== REQUIRED TASK ==
Retype all of the listing exactly, passing over any picture you find.

== DATASET CONTENT ==
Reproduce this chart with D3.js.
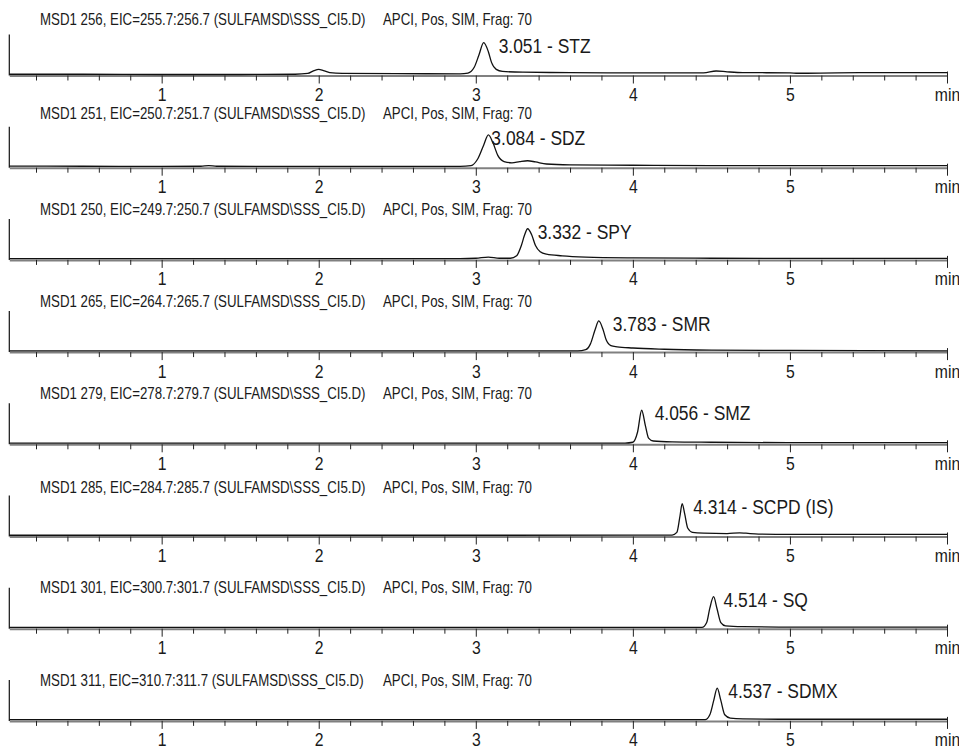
<!doctype html>
<html lang="en">
<head>
  <meta charset="UTF-8">
  <title>EIC chromatograms</title>
  <script src="https://cdn.jsdelivr.net/npm/d3@7"></script>
  <style>
    body { margin: 0; background: #fff; }
    text { font-family: "Liberation Sans", Arial, sans-serif; fill: #1a1a1a; }
    .axis path { stroke: #808080; stroke-width: 2; }
    .axis line { stroke: #222; }
    .trace { fill: none; stroke: #111; stroke-width: 1.3; }
  </style>
</head>
<body>
<svg width="959" height="750" id="chart"></svg>
<script>
  // header pieces for every ion channel
  var ions = [256, 251, 250, 265, 279, 285, 301, 311];
  var eicRanges = ['255.7:256.7', '250.7:251.7', '249.7:250.7', '264.7:265.7',
    '278.7:279.7', '284.7:285.7', '300.7:301.7', '310.7:311.7'];
  var method = 'APCI, Pos, SIM, Frag: 70';
  var peakLabels = ['3.051 - STZ', '3.084 - SDZ', '3.332 - SPY', '3.783 - SMR',
    '4.056 - SMZ', '4.314 - SCPD (IS)', '4.514 - SQ', '4.537 - SDMX'];

  // traces: [time (min), intensity in % of panel height]
  var traceSTZ = [[0.03, 3], [0.5, 3], [1.0, 2.5], [1.5, 2.5], [1.85, 3], [1.93, 5], [1.97, 12], [2.0, 15],
    [2.03, 12], [2.07, 7], [2.15, 5], [2.5, 4.5], [2.9, 4], [2.95, 6], [2.99, 20], [3.02, 50], [3.05, 80],
    [3.08, 58], [3.10, 32], [3.13, 15], [3.17, 10], [3.3, 8], [3.6, 7], [4.0, 6.5], [4.45, 6.5], [4.53, 11],
    [4.6, 9], [4.7, 7], [5.0, 6.5], [5.05, 5.5], [5.3, 6.5], [5.7, 7], [6.0, 7]];
  var traceSDZ = [[0.03, 4], [0.5, 3.5], [1.0, 3], [1.25, 3.5], [1.3, 5], [1.35, 3.5], [2.0, 3], [2.5, 3],
    [2.9, 3], [2.97, 5], [3.01, 20], [3.05, 55], [3.08, 80], [3.11, 60], [3.14, 30], [3.18, 15], [3.23, 12],
    [3.28, 15], [3.33, 17], [3.38, 14], [3.45, 9], [3.6, 7], [4.0, 6], [4.5, 5], [5.0, 5], [6.0, 5]];
  var traceSPY = [[0.03, 3], [1, 3], [2, 3], [2.9, 3], [3.0, 4], [3.08, 7], [3.15, 4], [3.22, 4], [3.26, 10],
    [3.29, 35], [3.31, 60], [3.33, 76], [3.355, 62], [3.38, 35], [3.41, 20], [3.45, 14], [3.55, 10], [3.7, 7],
    [4.0, 5], [4.5, 4], [5, 3.5], [6, 3.5]];
  var traceSMR = [[0.03, 3], [1, 3], [2, 3], [3, 3], [3.65, 3], [3.7, 6], [3.73, 20], [3.76, 55], [3.783, 76],
    [3.81, 55], [3.83, 30], [3.86, 16], [3.9, 13], [4.0, 10], [4.2, 7], [4.5, 5], [5, 4], [6, 3]];
  var traceSMZ = [[0.03, 3], [1, 3], [2, 3], [3, 3], [3.95, 3], [4.0, 5], [4.03, 30], [4.056, 83], [4.08, 45],
    [4.1, 15], [4.13, 8], [4.25, 6], [4.5, 5], [5, 4], [6, 4]];
  var traceSCPD = [[0.03, 3], [1, 3], [2, 3], [3, 3], [4, 3.5], [4.25, 3.5], [4.28, 10], [4.3, 50], [4.314, 80],
    [4.33, 55], [4.35, 20], [4.38, 10], [4.45, 8], [4.6, 7], [4.68, 9], [4.72, 8], [4.8, 6], [5, 5], [6, 5]];
  var traceSQ = [[0.03, 3], [1, 3], [2, 3], [3, 3], [4, 3], [4.44, 3], [4.47, 15], [4.49, 50], [4.514, 78],
    [4.535, 50], [4.56, 15], [4.59, 7], [4.7, 5], [5, 4], [6, 4]];
  var traceSDMX = [[0.03, 3], [1, 3], [2, 3], [3, 3], [4, 3], [4.46, 3], [4.49, 15], [4.515, 50], [4.537, 80],
    [4.56, 50], [4.585, 15], [4.62, 7], [4.7, 5], [5, 4], [6, 4]];
  var traces = [traceSTZ, traceSDZ, traceSPY, traceSMR, traceSMZ, traceSCPD, traceSQ, traceSDMX];

  var majorTicks = [1, 2, 3, 4, 5, 6];
  var minorTicks = [0.2, 0.4, 0.6, 0.8, 1.2, 1.4, 1.6, 1.8, 2.2, 2.4, 2.6, 2.8, 3.2, 3.4, 3.6, 3.8,
    4.2, 4.4, 4.6, 4.8, 5.2, 5.4, 5.6, 5.8];

  // layout
  var svg = d3.select('#chart'),
    panelGap = 92.2, firstAxis = 75.5, panelHeight = 41,
    narrow = 0.83, // horizontal squeeze to get a condensed face
    headerDy = [-57, -55, -51, -51, -51, -50, -42, -41],
    labelDx = [15, 3, 10, 14, 13, 11, 10, 11];

  var x = d3.scaleLinear().domain([0.03, 6]).range([9.3, 947]);
  var y = d3.scaleLinear().domain([0, 100]).range([panelHeight, 0]);
  var line = d3.line()
    .x(function (d) { return x(d[0]); })
    .y(function (d) { return y(d[1]); })
    .curve(d3.curveMonotoneX);

  function squeezed(sel, px, py) {
    return sel.attr('transform', 'translate(' + px + ',' + py + ') scale(' + narrow + ',1)');
  }

  svg.append('rect').attr('width', 959).attr('height', 750).attr('fill', '#fff');

  traces.forEach(function (trace, i) {
    var axisY = firstAxis + i * panelGap;
    var g = svg.append('g').attr('transform', 'translate(0,' + (axisY - panelHeight) + ')');

    // header
    var head = squeezed(g.append('text'), 40, panelHeight + headerDy[i] + 6)
      .attr('font-size', 16);
    head.append('tspan').attr('x', 0)
      .text('MSD1 ' + ions[i] + ', EIC=' + eicRanges[i] + ' (SULFAMSD\\SSS_CI5.D)');
    head.append('tspan').attr('x', (383 - 40) / narrow).text(method);

    // left axis line
    g.append('line')
      .attr('x1', x.range()[0]).attr('x2', x.range()[0])
      .attr('y1', 0).attr('y2', panelHeight)
      .attr('stroke', '#111').attr('stroke-width', 1.2);

    // time axis: minor then major ticks
    g.append('g').attr('class', 'axis')
      .attr('transform', 'translate(0,' + panelHeight + ')')
      .call(d3.axisBottom(x).tickValues(minorTicks).tickSize(5).tickSizeOuter(0).tickFormat(''));
    var major = g.append('g').attr('class', 'axis')
      .attr('transform', 'translate(0,' + panelHeight + ')')
      .call(d3.axisBottom(x).tickValues(majorTicks).tickSize(8).tickSizeOuter(0).tickPadding(4)
        .tickFormat(function (d) { return d === 6 ? 'min' : d; }));
    major.select('.domain').remove();
    major.selectAll('text')
      .attr('font-size', 19).attr('fill', '#1a1a1a')
      .attr('font-family', '"Liberation Sans", Arial, sans-serif')
      .attr('transform', 'scale(' + narrow + ',1)');
    major.selectAll('.tick').filter(function (d) { return d === 6; })
      .select('line').attr('y1', -4);

    // trace
    g.append('path').datum(trace).attr('class', 'trace').attr('d', line);

    // peak label next to the apex
    var apex = trace.reduce(function (a, b) { return b[1] > a[1] ? b : a; });
    squeezed(g.append('text'), x(apex[0]) + labelDx[i], y(apex[1]) + 10)
      .attr('font-size', 21)
      .text(peakLabels[i]);
  });
</script>
</body>
</html>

== RESPONSE ==
Reproduce this chart with D3.js.
<!doctype html>
<html lang="en">
<head>
  <meta charset="UTF-8">
  <title>EIC chromatograms</title>
  <script src="https://cdn.jsdelivr.net/npm/d3@7"></script>
  <style>
    body { margin: 0; background: #fff; }
    text { font-family: "Liberation Sans", Arial, sans-serif; fill: #1a1a1a; }
    .axis path { stroke: #808080; stroke-width: 2; }
    .axis line { stroke: #222; }
    .trace { fill: none; stroke: #111; stroke-width: 1.3; }
  </style>
</head>
<body>
<svg width="959" height="750" id="chart"></svg>
<script>
  // header pieces for every ion channel
  var ions = [256, 251, 250, 265, 279, 285, 301, 311];
  var eicRanges = ['255.7:256.7', '250.7:251.7', '249.7:250.7', '264.7:265.7',
    '278.7:279.7', '284.7:285.7', '300.7:301.7', '310.7:311.7'];
  var method = 'APCI, Pos, SIM, Frag: 70';
  var peakLabels = ['3.051 - STZ', '3.084 - SDZ', '3.332 - SPY', '3.783 - SMR',
    '4.056 - SMZ', '4.314 - SCPD (IS)', '4.514 - SQ', '4.537 - SDMX'];

  // traces: [time (min), intensity in % of panel height]
  var traceSTZ = [[0.03, 3], [0.5, 3], [1.0, 2.5], [1.5, 2.5], [1.85, 3], [1.93, 5], [1.97, 12], [2.0, 15],
    [2.03, 12], [2.07, 7], [2.15, 5], [2.5, 4.5], [2.9, 4], [2.95, 6], [2.99, 20], [3.02, 50], [3.05, 80],
    [3.08, 58], [3.10, 32], [3.13, 15], [3.17, 10], [3.3, 8], [3.6, 7], [4.0, 6.5], [4.45, 6.5], [4.53, 11],
    [4.6, 9], [4.7, 7], [5.0, 6.5], [5.05, 5.5], [5.3, 6.5], [5.7, 7], [6.0, 7]];
  var traceSDZ = [[0.03, 4], [0.5, 3.5], [1.0, 3], [1.25, 3.5], [1.3, 5], [1.35, 3.5], [2.0, 3], [2.5, 3],
    [2.9, 3], [2.97, 5], [3.01, 20], [3.05, 55], [3.08, 80], [3.11, 60], [3.14, 30], [3.18, 15], [3.23, 12],
    [3.28, 15], [3.33, 17], [3.38, 14], [3.45, 9], [3.6, 7], [4.0, 6], [4.5, 5], [5.0, 5], [6.0, 5]];
  var traceSPY = [[0.03, 3], [1, 3], [2, 3], [2.9, 3], [3.0, 4], [3.08, 7], [3.15, 4], [3.22, 4], [3.26, 10],
    [3.29, 35], [3.31, 60], [3.33, 76], [3.355, 62], [3.38, 35], [3.41, 20], [3.45, 14], [3.55, 10], [3.7, 7],
    [4.0, 5], [4.5, 4], [5, 3.5], [6, 3.5]];
  var traceSMR = [[0.03, 3], [1, 3], [2, 3], [3, 3], [3.65, 3], [3.7, 6], [3.73, 20], [3.76, 55], [3.783, 76],
    [3.81, 55], [3.83, 30], [3.86, 16], [3.9, 13], [4.0, 10], [4.2, 7], [4.5, 5], [5, 4], [6, 3]];
  var traceSMZ = [[0.03, 3], [1, 3], [2, 3], [3, 3], [3.95, 3], [4.0, 5], [4.03, 30], [4.056, 83], [4.08, 45],
    [4.1, 15], [4.13, 8], [4.25, 6], [4.5, 5], [5, 4], [6, 4]];
  var traceSCPD = [[0.03, 3], [1, 3], [2, 3], [3, 3], [4, 3.5], [4.25, 3.5], [4.28, 10], [4.3, 50], [4.314, 80],
    [4.33, 55], [4.35, 20], [4.38, 10], [4.45, 8], [4.6, 7], [4.68, 9], [4.72, 8], [4.8, 6], [5, 5], [6, 5]];
  var traceSQ = [[0.03, 3], [1, 3], [2, 3], [3, 3], [4, 3], [4.44, 3], [4.47, 15], [4.49, 50], [4.514, 78],
    [4.535, 50], [4.56, 15], [4.59, 7], [4.7, 5], [5, 4], [6, 4]];
  var traceSDMX = [[0.03, 3], [1, 3], [2, 3], [3, 3], [4, 3], [4.46, 3], [4.49, 15], [4.515, 50], [4.537, 80],
    [4.56, 50], [4.585, 15], [4.62, 7], [4.7, 5], [5, 4], [6, 4]];
  var traces = [traceSTZ, traceSDZ, traceSPY, traceSMR, traceSMZ, traceSCPD, traceSQ, traceSDMX];

  var majorTicks = [1, 2, 3, 4, 5, 6];
  var minorTicks = [0.2, 0.4, 0.6, 0.8, 1.2, 1.4, 1.6, 1.8, 2.2, 2.4, 2.6, 2.8, 3.2, 3.4, 3.6, 3.8,
    4.2, 4.4, 4.6, 4.8, 5.2, 5.4, 5.6, 5.8];

  // layout
  var svg = d3.select('#chart'),
    panelGap = 92.2, firstAxis = 75.5, panelHeight = 41,
    narrow = 0.83, // horizontal squeeze to get a condensed face
    headerDy = [-57, -55, -51, -51, -51, -50, -42, -41],
    labelDx = [15, 3, 10, 14, 13, 11, 10, 11];

  var x = d3.scaleLinear().domain([0.03, 6]).range([9.3, 947]);
  var y = d3.scaleLinear().domain([0, 100]).range([panelHeight, 0]);
  var line = d3.line()
    .x(function (d) { return x(d[0]); })
    .y(function (d) { return y(d[1]); })
    .curve(d3.curveMonotoneX);

  function squeezed(sel, px, py) {
    return sel.attr('transform', 'translate(' + px + ',' + py + ') scale(' + narrow + ',1)');
  }

  svg.append('rect').attr('width', 959).attr('height', 750).attr('fill', '#fff');

  traces.forEach(function (trace, i) {
    var axisY = firstAxis + i * panelGap;
    var g = svg.append('g').attr('transform', 'translate(0,' + (axisY - panelHeight) + ')');

    // header
    var head = squeezed(g.append('text'), 40, panelHeight + headerDy[i] + 6)
      .attr('font-size', 16);
    head.append('tspan').attr('x', 0)
      .text('MSD1 ' + ions[i] + ', EIC=' + eicRanges[i] + ' (SULFAMSD\\SSS_CI5.D)');
    head.append('tspan').attr('x', (383 - 40) / narrow).text(method);

    // left axis line
    g.append('line')
      .attr('x1', x.range()[0]).attr('x2', x.range()[0])
      .attr('y1', 0).attr('y2', panelHeight)
      .attr('stroke', '#111').attr('stroke-width', 1.2);

    // time axis: minor then major ticks
    g.append('g').attr('class', 'axis')
      .attr('transform', 'translate(0,' + panelHeight + ')')
      .call(d3.axisBottom(x).tickValues(minorTicks).tickSize(5).tickSizeOuter(0).tickFormat(''));
    var major = g.append('g').attr('class', 'axis')
      .attr('transform', 'translate(0,' + panelHeight + ')')
      .call(d3.axisBottom(x).tickValues(majorTicks).tickSize(8).tickSizeOuter(0).tickPadding(4)
        .tickFormat(function (d) { return d === 6 ? 'min' : d; }));
    major.select('.domain').remove();
    major.selectAll('text')
      .attr('font-size', 19).attr('fill', '#1a1a1a')
      .attr('font-family', '"Liberation Sans", Arial, sans-serif')
      .attr('transform', 'scale(' + narrow + ',1)');
    major.selectAll('.tick').filter(function (d) { return d === 6; })
      .select('line').attr('y1', -4);

    // trace
    g.append('path').datum(trace).attr('class', 'trace').attr('d', line);

    // peak label next to the apex
    var apex = trace.reduce(function (a, b) { return b[1] > a[1] ? b : a; });
    squeezed(g.append('text'), x(apex[0]) + labelDx[i], y(apex[1]) + 10)
      .attr('font-size', 21)
      .text(peakLabels[i]);
  });
</script>
</body>
</html>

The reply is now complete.